NEW YORK STATE Tax year 2008 is drawing to an end and with the downturn in the stock market and an uncertain economy, many investors are unloading their bad stocks by the Dec. 31 deadline to claim a loss on their tax returns.
“People do try to sell bad stocks,” IRS spokesman Kevin McKeon said. “In terms of their portfolio … if they can claim a loss, it might be to their tax advantage to do so.”
McKeon suggests that New York taxpayers review the recent tax changes and recently reinstated tax deductions as part of the year-end tax planning. “Some tax breaks and a review of your current tax situation may result in a bigger refund or less taxes to be paid come tax time,” he said.
Local financial advisors say that taxpayers hoping to claim a loss should know all the rules and be aware of the pros and cons of selling stocks prior to the Dec. 31 deadline.
“You can trade your security in the calendar year, but make sure it settles in the calendar year to take advantage of the tax laws in that calendar year,” said Joseph Ventura, president and manager of William Tell Financial Services with Invest Financial in Latham.
Many people think that if they trade stocks or mutual funds it will count for this year’s tax deduction, but Ventura said some investments, such as mutual funds, don’t clear for three days. If the sale isn’t finalized by the end of the year, it can’t be used as a tax deduction for 2008. Certain securities clear quicker and an individual stock may clear immediately, he said.
The IRS allows an individual to claim up to $3,000 per year in net loss. If, for example, Joe Smith had an investment of $10,000 and it’s now worth $7,000 and he held onto it, he couldn’t write it off. But if he sells it and it clears, he can write off the loss for 2008.
Another strategy is to replace the losing mutual funds or stocks with similarly intentioned or positioned investments.
For example, one might sell their losing Exxon stock or small cap foreign investment mutual fund and replace it with Chevron or a competing small cap foreign investment mutual fund.
That way, an investor can immediately reinvest at the reduced price, maintain the portfolio allocation and claim the loss on the tax return.
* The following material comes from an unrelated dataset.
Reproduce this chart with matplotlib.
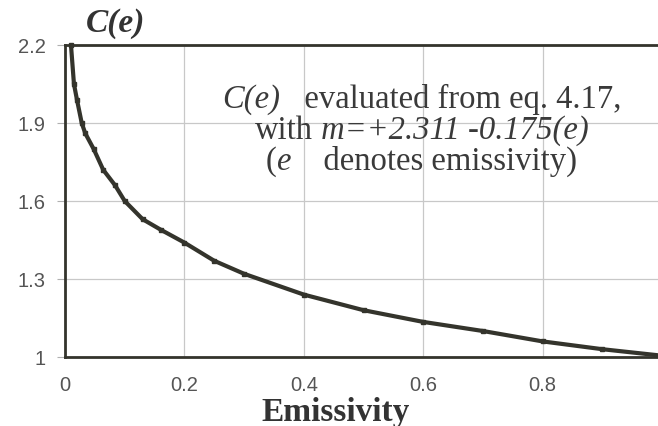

But beware: The federal government’s “wash sale” rules prevent you from claiming a loss on the sale of a stock if you buy substantially identical shares 30 days before or after the transaction. The “wash sale” rules are moot if you sell stock prior to the end of the year and stay out of the stock for the 30 days before or after the transaction.
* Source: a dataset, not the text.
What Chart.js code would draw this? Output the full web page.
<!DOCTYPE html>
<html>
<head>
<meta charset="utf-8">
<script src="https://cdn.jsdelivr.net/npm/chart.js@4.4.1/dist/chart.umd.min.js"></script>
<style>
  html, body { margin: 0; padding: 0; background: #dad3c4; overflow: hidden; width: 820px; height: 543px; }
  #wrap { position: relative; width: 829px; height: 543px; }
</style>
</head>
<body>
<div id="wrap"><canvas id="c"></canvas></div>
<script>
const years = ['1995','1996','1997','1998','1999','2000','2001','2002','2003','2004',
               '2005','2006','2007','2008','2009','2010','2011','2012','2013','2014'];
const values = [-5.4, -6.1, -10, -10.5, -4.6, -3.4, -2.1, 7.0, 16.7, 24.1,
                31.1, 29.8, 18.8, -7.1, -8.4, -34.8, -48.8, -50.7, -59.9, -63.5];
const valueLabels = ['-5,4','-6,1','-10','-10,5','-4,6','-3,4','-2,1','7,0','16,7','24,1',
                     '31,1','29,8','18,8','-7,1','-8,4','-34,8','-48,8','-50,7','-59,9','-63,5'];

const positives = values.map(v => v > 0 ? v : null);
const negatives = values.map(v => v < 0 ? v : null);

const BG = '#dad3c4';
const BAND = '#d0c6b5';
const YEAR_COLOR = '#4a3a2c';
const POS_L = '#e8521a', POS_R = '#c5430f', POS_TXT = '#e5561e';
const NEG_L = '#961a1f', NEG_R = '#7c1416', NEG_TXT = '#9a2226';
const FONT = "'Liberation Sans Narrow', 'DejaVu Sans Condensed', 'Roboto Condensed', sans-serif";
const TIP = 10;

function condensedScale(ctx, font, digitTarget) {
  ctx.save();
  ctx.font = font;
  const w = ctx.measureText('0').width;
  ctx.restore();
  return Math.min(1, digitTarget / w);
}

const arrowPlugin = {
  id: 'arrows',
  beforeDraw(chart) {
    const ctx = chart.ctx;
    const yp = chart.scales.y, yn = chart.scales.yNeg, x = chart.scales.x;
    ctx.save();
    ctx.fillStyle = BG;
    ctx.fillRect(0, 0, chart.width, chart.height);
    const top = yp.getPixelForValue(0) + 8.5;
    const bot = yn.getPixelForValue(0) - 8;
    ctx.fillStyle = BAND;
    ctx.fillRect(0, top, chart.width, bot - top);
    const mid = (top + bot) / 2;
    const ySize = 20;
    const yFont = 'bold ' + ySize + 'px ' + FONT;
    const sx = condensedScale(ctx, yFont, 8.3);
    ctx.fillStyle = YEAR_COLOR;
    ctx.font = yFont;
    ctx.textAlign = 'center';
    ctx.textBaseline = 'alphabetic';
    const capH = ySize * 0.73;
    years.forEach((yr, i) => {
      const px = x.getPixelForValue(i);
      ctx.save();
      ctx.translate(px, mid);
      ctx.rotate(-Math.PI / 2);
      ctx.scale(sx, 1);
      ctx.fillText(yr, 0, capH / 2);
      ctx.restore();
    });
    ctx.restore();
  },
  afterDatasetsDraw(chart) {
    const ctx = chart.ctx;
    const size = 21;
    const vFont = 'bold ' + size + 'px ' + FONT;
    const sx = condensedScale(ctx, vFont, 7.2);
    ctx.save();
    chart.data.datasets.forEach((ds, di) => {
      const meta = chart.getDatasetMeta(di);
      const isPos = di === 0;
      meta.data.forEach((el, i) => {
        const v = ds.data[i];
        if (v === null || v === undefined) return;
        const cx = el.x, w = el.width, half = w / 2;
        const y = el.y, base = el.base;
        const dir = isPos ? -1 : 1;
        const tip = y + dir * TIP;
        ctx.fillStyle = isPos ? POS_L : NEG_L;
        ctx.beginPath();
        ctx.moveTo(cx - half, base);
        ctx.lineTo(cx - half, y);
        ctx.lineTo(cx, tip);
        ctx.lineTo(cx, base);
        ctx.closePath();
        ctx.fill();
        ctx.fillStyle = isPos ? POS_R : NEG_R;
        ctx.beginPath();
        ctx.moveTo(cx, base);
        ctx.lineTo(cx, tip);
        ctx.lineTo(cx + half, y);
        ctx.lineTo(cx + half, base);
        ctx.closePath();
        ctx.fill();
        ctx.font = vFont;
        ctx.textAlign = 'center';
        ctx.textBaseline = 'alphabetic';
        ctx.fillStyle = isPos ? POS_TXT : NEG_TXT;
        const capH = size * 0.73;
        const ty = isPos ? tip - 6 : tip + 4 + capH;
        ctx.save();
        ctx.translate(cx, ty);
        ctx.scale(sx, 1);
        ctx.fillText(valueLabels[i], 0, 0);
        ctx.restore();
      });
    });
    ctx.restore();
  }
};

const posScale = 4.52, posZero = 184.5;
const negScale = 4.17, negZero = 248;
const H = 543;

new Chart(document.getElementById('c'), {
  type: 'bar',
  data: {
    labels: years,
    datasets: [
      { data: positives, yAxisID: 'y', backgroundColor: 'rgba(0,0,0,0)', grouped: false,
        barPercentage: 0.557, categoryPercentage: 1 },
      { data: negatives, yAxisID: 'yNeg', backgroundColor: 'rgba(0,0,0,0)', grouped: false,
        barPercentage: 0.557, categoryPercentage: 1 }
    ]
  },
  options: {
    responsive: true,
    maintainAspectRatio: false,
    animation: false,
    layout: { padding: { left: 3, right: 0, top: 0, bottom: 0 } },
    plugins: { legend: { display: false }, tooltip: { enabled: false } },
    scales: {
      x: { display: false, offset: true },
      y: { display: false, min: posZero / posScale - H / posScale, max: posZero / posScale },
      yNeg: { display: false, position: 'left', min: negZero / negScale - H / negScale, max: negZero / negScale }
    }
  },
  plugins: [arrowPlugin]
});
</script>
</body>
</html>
A risk in selling off an investment now and rebuying the shares after 30 days is the potential that the shares value could increase.
“If the shares increase, you will buy less shares when you get back in,” said Ventura.
And, only non-retirement accounts can be sold off for tax purposes.
Ventura said that an exchange for one mutual fund to another — for instance a blue chip fund exchanged into another fund (i.e. international fund), is still considered a sale for tax purposes.
Meanwhile, for anyone who is self-employed and wants to establish his first self-employed pension plan (which allows the individual to contribute more than an IRA would) it must be set up in this calender year for it to be a tax advantage. The plan must also be funded prior to the first of the year. (With an IRA you can make tax-deductible contributions until April 15).
Most people who invest in the stock market are only looking for a supplemental income, according to Ventura, who suggests consulting with a tax advisor or financial planner.
It’s still too early to say if New York taxpayer are bailing on bad stocks to claim a loss.
“We won’t know anything until returns are filed and statistics can be calculated. It doesn’t get reported till later,” said Tom Bergen, spokesman at the state Department of Taxation and Finance.